We had just short of 100 kilometers to go before the first town of any size that might have gas or a money changer. It was 9:30 at night. The road was crap, but the alternative was to sleep in the car. We passed a hyena in the road, and banged on until we reached Mueda – a shit little town in the middle of nowhere, with a dirty little guesthouse, gas, cold beer, grilled fish, and Chuck Norris movies on TV. Success.
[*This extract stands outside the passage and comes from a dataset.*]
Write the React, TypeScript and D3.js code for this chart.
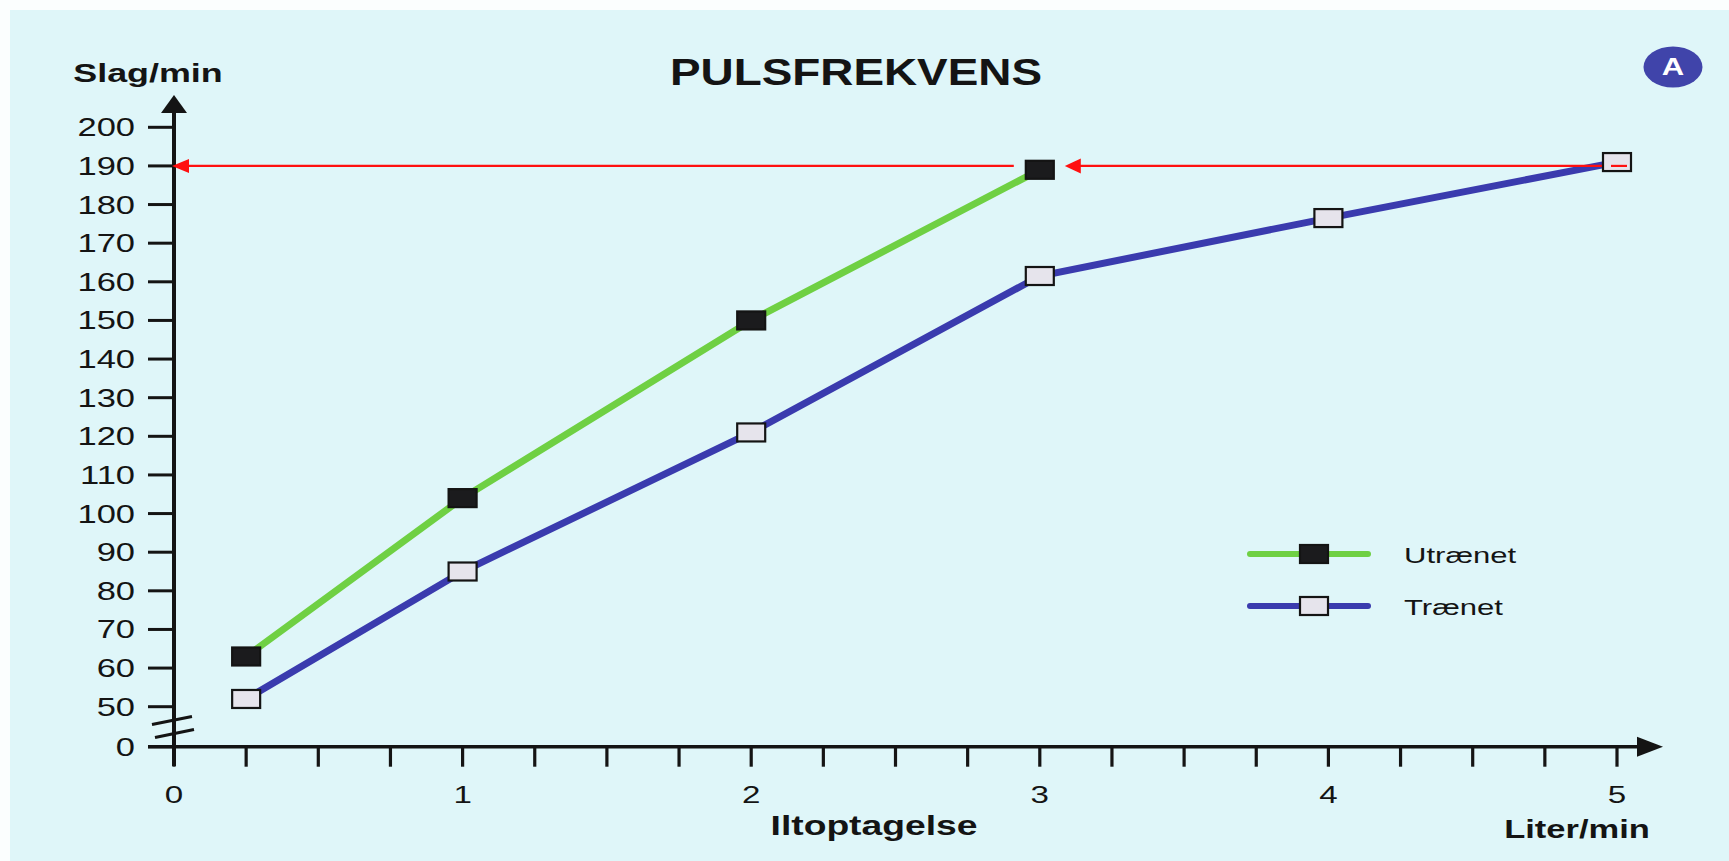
import React from "react";
import * as d3 from "d3";

const title = "PULSFREKVENS";
const yAxisTitle = "Slag/min";
const xAxisTitle = "Iltoptagelse";
const xUnitTitle = "Liter/min";
const badgeLabel = "A";

const yTicks = [50, 60, 70, 80, 90, 100, 110, 120, 130, 140, 150, 160, 170, 180, 190, 200];
const xLabelTicks = [0, 1, 2, 3, 4, 5];
const xMinorStep = 0.25;

const seriesNames = ["Utrænet", "Trænet"];
const utraenetX = [0.25, 1, 2, 3];
const utraenetY = [63, 104, 150, 189];
const traenetX = [0.25, 1, 2, 3, 4, 5];
const traenetY = [52, 85, 121, 161.5, 176.5, 191];
const maxPulse = 190;

const W = 1729;
const H = 861;
const FONT = "'Liberation Sans', Arial, Helvetica, sans-serif";
const SX = 1.38;

const BG = "#dff6f9";
const GREEN = "#6fd043";
const BLUE = "#3a3bae";
const RED = "#ff1010";
const INK = "#141414";

function T(props: {
  x: number; y: number; s?: number; size: number; bold?: boolean;
  anchor?: "start" | "middle" | "end"; fill?: string; children: React.ReactNode;
}) {
  const { x, y, s = SX, size, bold, anchor = "start", fill = INK, children } = props;
  return (
    <text
      transform={`translate(${x},${y}) scale(${s},1)`}
      textAnchor={anchor}
      fontFamily={FONT}
      fontSize={size}
      fontWeight={bold ? 700 : 400}
      fill={fill}
    >
      {children}
    </text>
  );
}

export default function App() {
  const x = d3.scaleLinear().domain([0, 5]).range([174, 1617]);
  const y = d3.scaleLinear().domain([50, 200]).range([706.7, 127.3]);
  const y0 = y(50) + 40; // zero line below axis break

  const utr = utraenetX.map((v, i) => [v, utraenetY[i]] as [number, number]);
  const tr = traenetX.map((v, i) => [v, traenetY[i]] as [number, number]);
  const line = d3.line<[number, number]>().x((d) => x(d[0])).y((d) => y(d[1]));

  const minorTicks = d3.range(0, 5 + 1e-9, xMinorStep);
  const ax = x(0);
  const mw = 28;
  const mh = 18;

  const marker = (cx: number, cy: number, dark: boolean, key: string) => (
    <rect
      key={key}
      x={cx - mw / 2}
      y={cy - mh / 2}
      width={mw}
      height={mh}
      fill={dark ? "#1b1b1d" : "#e6e4ec"}
      stroke={INK}
      strokeWidth={2.2}
    />
  );

  const yr = y(maxPulse);
  const leftStart = x(3) - 26;
  const rightStart = x(5) + 10;
  const rightTip = x(3) + 25;

  const legX = 1250;
  const legLen = 118;
  const legY1 = 554;
  const legY2 = 606;

  return (
    <svg
      width={W}
      height={H}
      style={{ position: "absolute", left: 0, top: 0, display: "block" }}
    >
      <rect x={0} y={0} width={W} height={H} fill="#fbfefe" />
      <rect x={10} y={10} width={W - 10} height={H - 10} fill={BG} />

      {/* Title */}
      <T x={856} y={85} s={1.24} size={37} bold anchor="middle">{title}</T>
      <T x={148} y={82} size={26} bold anchor="middle">{yAxisTitle}</T>

      {/* Badge */}
      <ellipse cx={1673} cy={67} rx={29.5} ry={20.5} fill="#4044aa" />
      <T x={1673} y={75} s={1.35} size={23} bold anchor="middle" fill="#ffffff">{badgeLabel}</T>

      {/* Y axis */}
      <line x1={ax} x2={ax} y1={766} y2={108} stroke={INK} strokeWidth={4} />
      <path d={`M${ax},95 L${ax - 13},113 L${ax + 13},113 Z`} fill={INK} />
      {yTicks.map((t) => (
        <g key={`yt${t}`}>
          <line x1={148} x2={ax} y1={y(t)} y2={y(t)} stroke={INK} strokeWidth={3} />
          <T x={135} y={y(t) + 9} size={25} anchor="end">{t}</T>
        </g>
      ))}
      <line x1={148} x2={ax} y1={y0} y2={y0} stroke={INK} strokeWidth={3} />
      <T x={135} y={y0 + 9} size={25} anchor="end">0</T>
      {/* axis break */}
      <line x1={152} y1={724.5} x2={192} y2={716.5} stroke={INK} strokeWidth={3} />
      <line x1={155} y1={737.5} x2={194} y2={729.5} stroke={INK} strokeWidth={3} />

      {/* X axis */}
      <line x1={148} x2={1645} y1={y0} y2={y0} stroke={INK} strokeWidth={3.5} />
      <path d={`M1663,${y0} L1637,${y0 - 10} L1637,${y0 + 10} Z`} fill={INK} />
      {minorTicks.map((t) => (
        <line key={`xt${t}`} x1={x(t)} x2={x(t)} y1={y0} y2={y0 + 20} stroke={INK} strokeWidth={3.2} />
      ))}
      {xLabelTicks.map((t) => (
        <T key={`xl${t}`} x={x(t)} y={803} size={24} anchor="middle">{t}</T>
      ))}
      <T x={874} y={835} size={27} bold anchor="middle">{xAxisTitle}</T>
      <T x={1577} y={838} size={25} bold anchor="middle">{xUnitTitle}</T>

      {/* Series lines */}
      <path d={line(tr) || ""} fill="none" stroke={BLUE} strokeWidth={7} />
      <path d={line(utr) || ""} fill="none" stroke={GREEN} strokeWidth={7} />

      {/* Red reference lines */}
      <line x1={leftStart} x2={ax + 14} y1={yr} y2={yr} stroke={RED} strokeWidth={2.2} />
      <path d={`M${ax - 2},${yr} L${ax + 15},${yr - 7} L${ax + 15},${yr + 7} Z`} fill={RED} />
      <line x1={rightStart} x2={rightTip + 14} y1={yr} y2={yr} stroke={RED} strokeWidth={2.2} />

      {/* Markers */}
      {tr.map((d, i) => marker(x(d[0]), y(d[1]), false, `tm${i}`))}
      {utr.map((d, i) => marker(x(d[0]), y(d[1]), true, `um${i}`))}

      {/* red line over last trained marker & arrowhead */}
      <line x1={x(5) - 6} x2={rightStart} y1={yr} y2={yr} stroke={RED} strokeWidth={2.2} />
      <path d={`M${rightTip},${yr} L${rightTip + 16},${yr - 7.5} L${rightTip + 16},${yr + 7.5} Z`} fill={RED} />

      {/* Legend */}
      <line x1={legX} x2={legX + legLen} y1={legY1} y2={legY1} stroke={GREEN} strokeWidth={6} strokeLinecap="round" />
      {marker(legX + 64, legY1, true, "lg1")}
      <T x={1404} y={legY1 + 9} size={22.5}>{seriesNames[0]}</T>
      <line x1={legX} x2={legX + legLen} y1={legY2} y2={legY2} stroke={BLUE} strokeWidth={6} strokeLinecap="round" />
      {marker(legX + 64, legY2, false, "lg2")}
      <T x={1404} y={legY2 + 9} size={22.5}>{seriesNames[1]}</T>
    </svg>
  );
}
Next day it was back on the road again. This included only a half day of driving and only getting lost and stuck once, though there were a few uncomfortable moments as we passed men in green jumpsuits sweeping the side of the road with their metal detectors. (We both really thought this province had been de-mined already.) Extremities intact, we arrived on the beautiful coastal town of Pemba. After a late lunch of beer and fish on the beach, we made some plans for the coming days. Diving, then a drive up the coast for a hundred or so kilometers, then a boat over to the island of Ibo and then on to Matemo – where a five star all-inclusive dive and beach resort awaited us. Beers and bonfire on the beach capped off the day, and barring the one more small problem of mice getting into our luggage during the night and eating all the soap, toiletries, paper (including nibbling on the car title), and a few assorted items of clothing, we were officially on vacation.
The next day consisted of two leisurely morning dives, then a short two hour drive, then a bit of weirdness with getting the boat to the island (ie carrying the luggage as we waded into thigh deep water), then more grilled fish and beer. In fact “diving, grilled fish and beer” basically can sum up the rest of the week (with perhaps a smattering of “sitting on the boat, wandering Portuguese colonial ruins, and vodka-tonic”) so, as you have indulged me this far, I will spare you the details. For me, the week ended Sunday by jumping on a plane back to work and Dar. Roommate and Car are still in Mozambique/southern Tanzania somewhere. (Please let me know if anyone has heard from them.)